Participants will receive a clean bill of health based on scores and values consistent with the guidelines for health and physical activity promoted by the Centers of Disease and Control (CDC) at https://www.cdc.gov/physicalactivity/basics/pa-health/. Persons with blood pressure and blood glucose values that are higher than the normal range will receive recommendations to seek additional medical care and evaluation for medical conditions like diabetes and hypertension that could increase their risk for stroke and heart attack. All persons participating will receive recommendations for maintaining or increasing their weekly levels of physical activity. Pet companions, receive the same benefits as their people, and the pet owners are reassured their pet is healthy and will be around for a long time.
The purpose of the health fair is to enhance and encourage the mutual health and well-being and enhance the companionship between people and their pets. People with limited resources to provide for their pet’s health will be advised of programs that may be available to them at a nominal or no cost.

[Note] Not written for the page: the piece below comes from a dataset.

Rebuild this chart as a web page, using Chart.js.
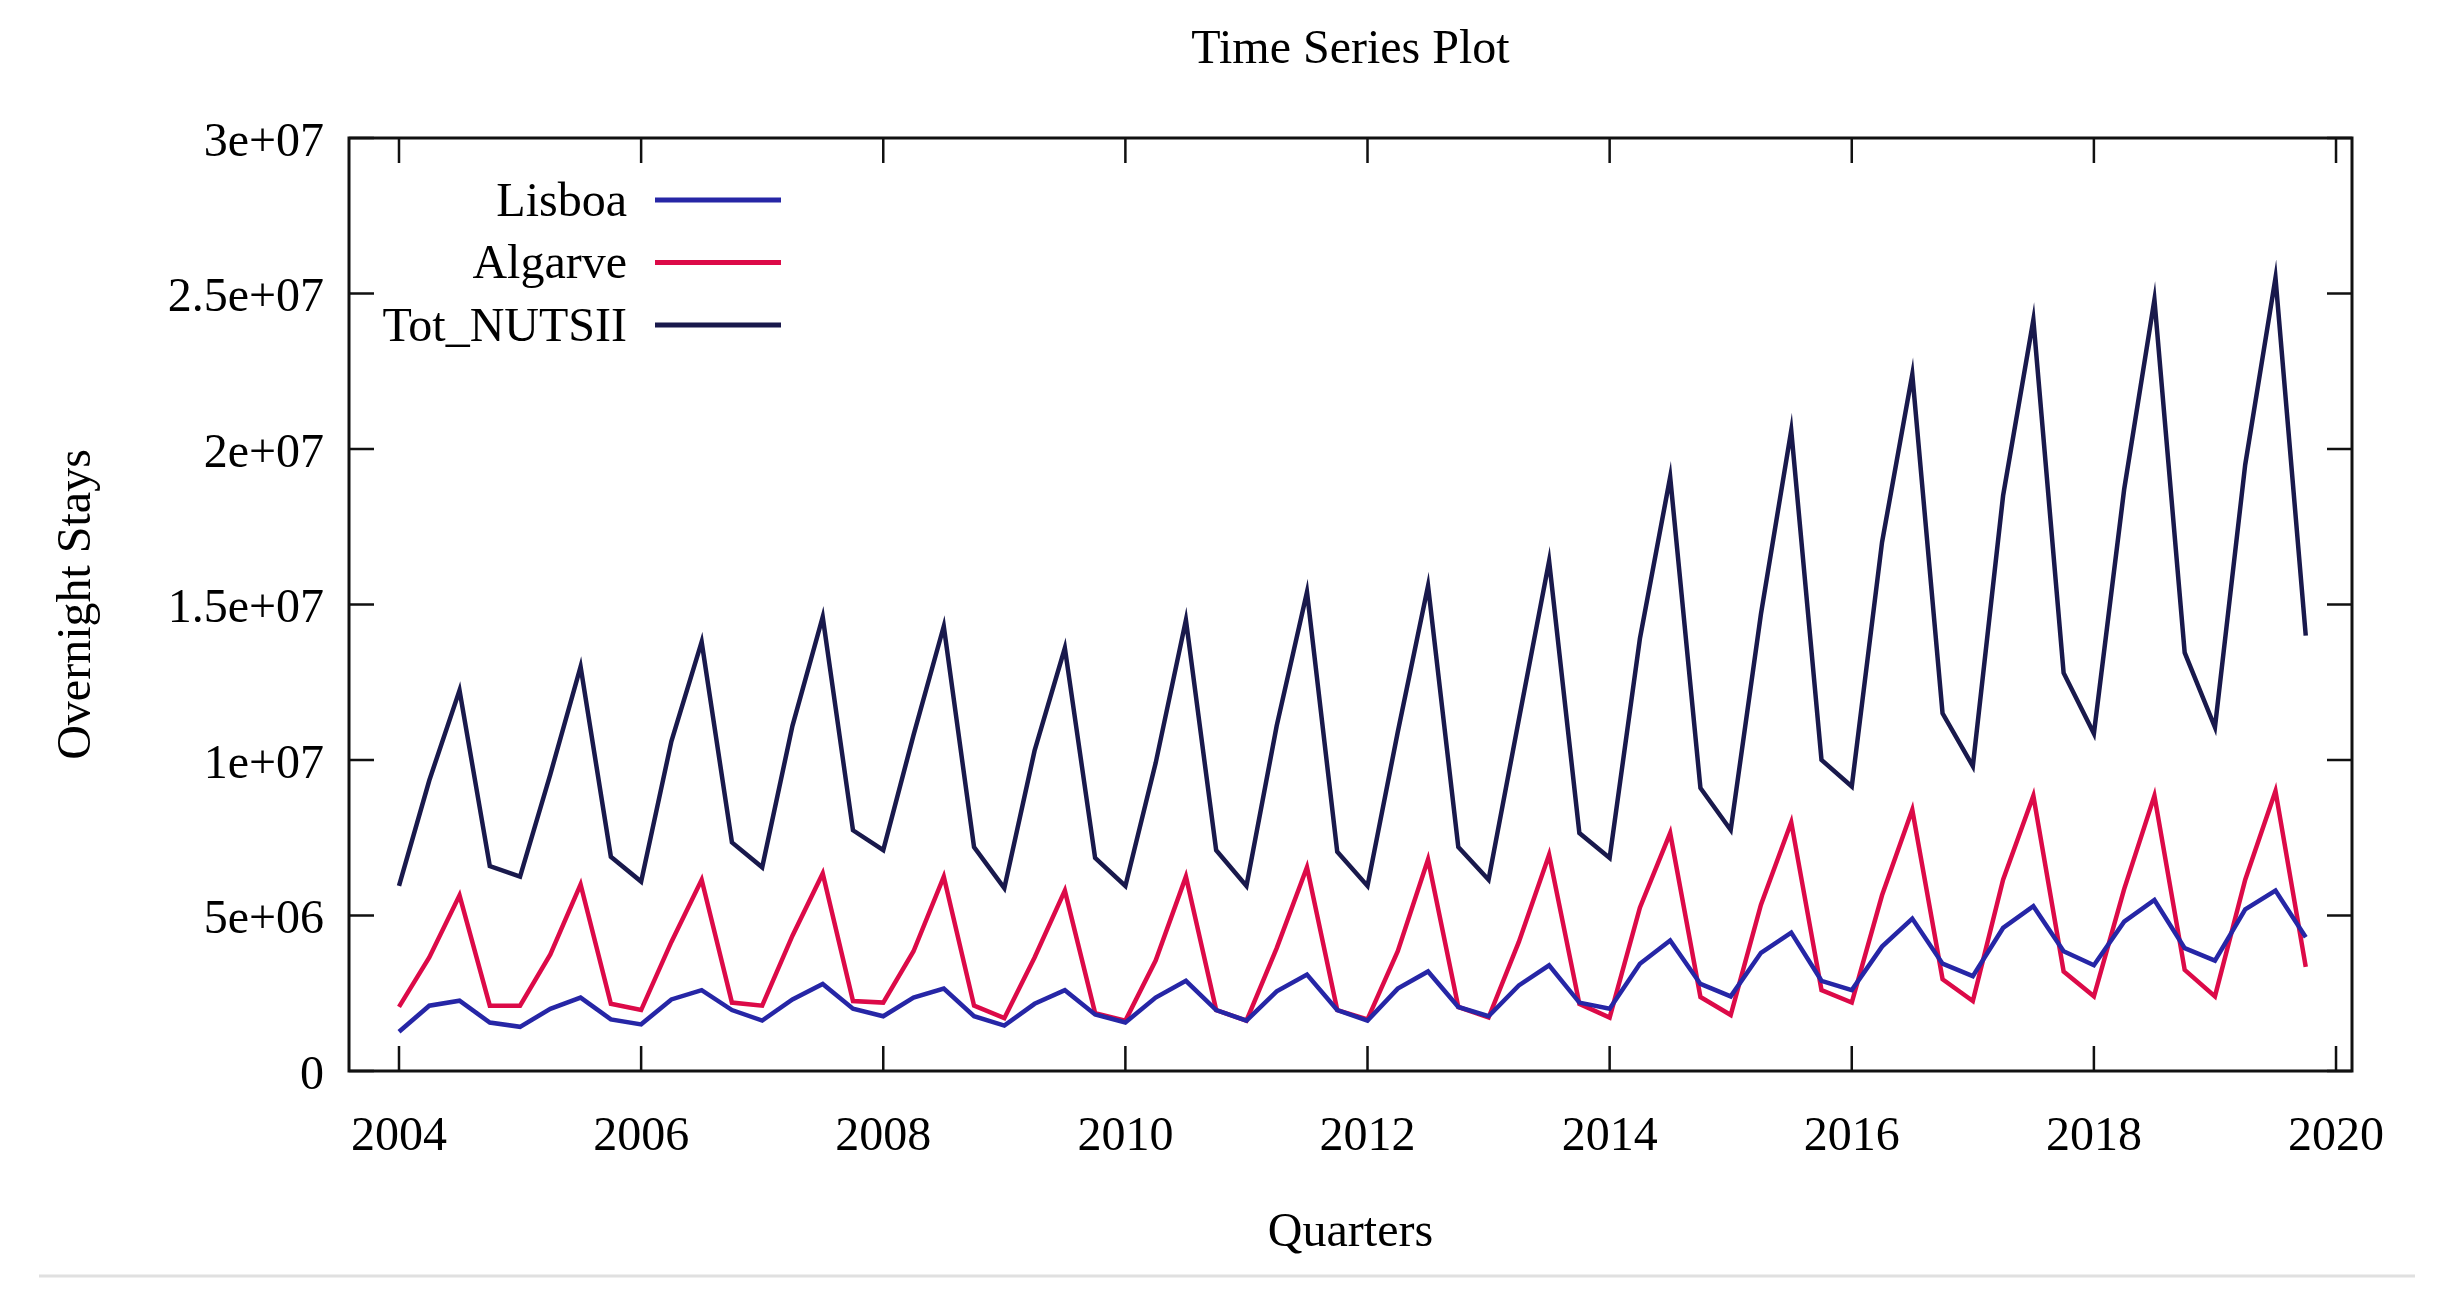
<!DOCTYPE html>
<html>
<head>
<meta charset="utf-8">
<title>Time Series Plot</title>
<script src="https://cdn.jsdelivr.net/npm/chart.js@4.4.1/dist/chart.umd.min.js"></script>
<style>
  html, body { margin: 0; padding: 0; background: #fff; }
</style>
</head>
<body>
<canvas id="myChart" width="2462" height="1310"></canvas>
<script>
'use strict'

// quarters 2004Q1 .. 2019Q4
const years = [2004, 2005, 2006, 2007, 2008, 2009, 2010, 2011, 2012, 2013, 2014, 2015, 2016, 2017, 2018, 2019];
const quarterOffsets = [0, 0.25, 0.5, 0.75];

// overnight stays, in millions
const lisboaMillions = [
  1.26, 2.10, 2.26, 1.56,
  1.42, 2.00, 2.36, 1.66,
  1.50, 2.30, 2.60, 1.96,
  1.62, 2.30, 2.80, 2.00,
  1.76, 2.36, 2.65, 1.76,
  1.46, 2.16, 2.60, 1.82,
  1.56, 2.36, 2.90, 1.96,
  1.62, 2.56, 3.10, 1.96,
  1.62, 2.65, 3.20, 2.06,
  1.76, 2.75, 3.40, 2.20,
  2.00, 3.45, 4.20, 2.80,
  2.40, 3.80, 4.45, 2.90,
  2.60, 4.00, 4.90, 3.45,
  3.05, 4.60, 5.30, 3.85,
  3.40, 4.80, 5.50, 3.95,
  3.55, 5.20, 5.80, 4.30
];

const algarveMillions = [
  2.06, 3.65, 5.65, 2.10,
  2.10, 3.75, 6.00, 2.16,
  1.96, 4.15, 6.15, 2.20,
  2.10, 4.35, 6.35, 2.25,
  2.20, 3.85, 6.25, 2.10,
  1.70, 3.65, 5.80, 1.86,
  1.62, 3.55, 6.25, 1.96,
  1.62, 3.95, 6.55, 1.96,
  1.66, 3.85, 6.80, 2.06,
  1.72, 4.15, 6.95, 2.16,
  1.72, 5.25, 7.65, 2.38,
  1.80, 5.35, 8.00, 2.60,
  2.20, 5.65, 8.40, 2.95,
  2.25, 6.15, 8.85, 3.20,
  2.40, 5.85, 8.85, 3.25,
  2.40, 6.15, 9.00, 3.35
];

const totNutsMillions = [
  5.95, 9.34, 12.24, 6.59,
  6.25, 9.54, 13.00, 6.89,
  6.09, 10.60, 13.80, 7.35,
  6.55, 11.10, 14.60, 7.74,
  7.10, 10.80, 14.30, 7.20,
  5.88, 10.30, 13.60, 6.85,
  5.95, 9.90, 14.50, 7.10,
  5.95, 11.10, 15.40, 7.05,
  5.95, 10.90, 15.60, 7.20,
  6.15, 11.30, 16.40, 7.65,
  6.85, 13.90, 19.10, 9.10,
  7.75, 14.70, 20.60, 10.00,
  9.15, 17.00, 22.40, 11.50,
  9.80, 18.50, 24.15, 12.80,
  10.85, 18.70, 24.80, 13.45,
  11.05, 19.50, 25.50, 14.00
];

const seriesNames = ['Lisboa', 'Algarve', 'Tot_NUTSII'];
const seriesColors = ['#2626a6', '#dc0a48', '#19194c'];

const xTickValues = [2004, 2006, 2008, 2010, 2012, 2014, 2016, 2018, 2020];
const yTickValues = [0, 5e6, 1e7, 1.5e7, 2e7, 2.5e7, 3e7];
const yTickLabels = ['0', '5e+06', '1e+07', '1.5e+07', '2e+07', '2.5e+07', '3e+07'];

const serif = '"Liberation Serif", "Times New Roman", serif';
const fontSize = 48;

let quarters = [];
for (let y of years) {
  for (let q of quarterOffsets) {
    quarters.push(y + q);
  }
}

function toPoints(values){
  return values.map((v, i) => ({x: quarters[i], y: v * 1e6}));
}

const allSeries = [lisboaMillions, algarveMillions, totNutsMillions];

// title, frame with inward ticks, legend inside plot, bottom rule
const decorPlugin = {
  id: 'decor',
  afterDatasetsDraw(chart){
    const {ctx, chartArea: a, scales} = chart;
    const x = scales.x;
    const y = scales.y;
    const tl = 25;
    ctx.save();
    ctx.strokeStyle = '#111';
    ctx.lineWidth = 2.5;
    ctx.beginPath();
    for (let v of xTickValues){
      const px = x.getPixelForValue(v);
      ctx.moveTo(px, a.bottom);
      ctx.lineTo(px, a.bottom - tl);
      ctx.moveTo(px, a.top);
      ctx.lineTo(px, a.top + tl);
    }
    for (let v of yTickValues){
      const py = y.getPixelForValue(v);
      ctx.moveTo(a.left, py);
      ctx.lineTo(a.left + tl, py);
      ctx.moveTo(a.right, py);
      ctx.lineTo(a.right - tl, py);
    }
    ctx.stroke();
    ctx.lineWidth = 3;
    ctx.strokeRect(a.left, a.top, a.right - a.left, a.bottom - a.top);

    // legend
    ctx.font = fontSize + 'px ' + serif;
    ctx.textAlign = 'right';
    ctx.textBaseline = 'middle';
    chart.data.datasets.forEach((ds, i) => {
      const rowY = a.top + 65 + i * 62.5;
      ctx.fillStyle = '#000';
      ctx.fillText(ds.label, a.left + 278, rowY);
      ctx.strokeStyle = ds.borderColor;
      ctx.lineWidth = 5;
      ctx.beginPath();
      ctx.moveTo(a.left + 306, rowY - 3);
      ctx.lineTo(a.left + 432, rowY - 3);
      ctx.stroke();
    });

    // title
    ctx.textAlign = 'center';
    ctx.fillStyle = '#000';
    ctx.fillText('Time Series Plot', (a.left + a.right) / 2, 50);

    // light rule at the bottom
    ctx.strokeStyle = '#e0e0e0';
    ctx.lineWidth = 3;
    ctx.beginPath();
    ctx.moveTo(39, 1276);
    ctx.lineTo(2415, 1276);
    ctx.stroke();
    ctx.restore();
  }
};

const ctx = document.getElementById('myChart').getContext('2d');

const myChart = new Chart(ctx, {
  type: 'line',
  data: {
    datasets: allSeries.map((values, i) => ({
      label: seriesNames[i],
      data: toPoints(values),
      borderColor: seriesColors[i],
      borderWidth: 4.5,
      pointRadius: 0,
      tension: 0,
      fill: false
    }))
  },
  options: {
    responsive: false,
    animation: false,
    devicePixelRatio: 1,
    layout: {
      padding: {top: 138, right: 110, left: 0, bottom: 0}
    },
    plugins: {
      legend: {display: false},
      title: {display: false},
      tooltip: {enabled: false}
    },
    scales: {
      x: {
        type: 'linear',
        min: 2003.587,
        max: 2020.132,
        afterBuildTicks: s => { s.ticks = xTickValues.map(v => ({value: v})); },
        afterFit: s => { s.height = 239; },
        grid: {display: false, drawTicks: false},
        border: {display: false},
        ticks: {
          autoSkip: false,
          maxRotation: 0,
          padding: 38,
          color: '#000',
          font: {family: serif, size: fontSize},
          callback: v => String(v)
        },
        title: {
          display: true,
          text: 'Quarters',
          color: '#000',
          font: {family: serif, size: fontSize},
          padding: {top: 0, bottom: 48}
        }
      },
      y: {
        min: 0,
        max: 3e7,
        afterBuildTicks: s => { s.ticks = yTickValues.map(v => ({value: v})); },
        afterFit: s => { s.width = 349; },
        grid: {display: false, drawTicks: false},
        border: {display: false},
        ticks: {
          padding: 25,
          labelOffset: 5,
          color: '#000',
          font: {family: serif, size: fontSize},
          callback: v => yTickLabels[yTickValues.indexOf(v)]
        },
        title: {
          display: true,
          text: 'Overnight Stays',
          color: '#000',
          font: {family: serif, size: fontSize},
          padding: {top: 49, bottom: 0}
        }
      }
    }
  },
  plugins: [decorPlugin]
});
</script>
</body>
</html>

The public health fairs are part of a study titled, Measuring the Impact of a Mutually Reinforcing Relationship Between Pet Owners and Their Pets. This research project will analyze data collected via a series of public health fairs and develop a general model of health and wellness behavior to examine the relationship between the health of humans and their pets and whether patterns of health and health-associated behaviors are similar. It is anticipated that the model will help determine that pets share the same health benefits and risks as their owners.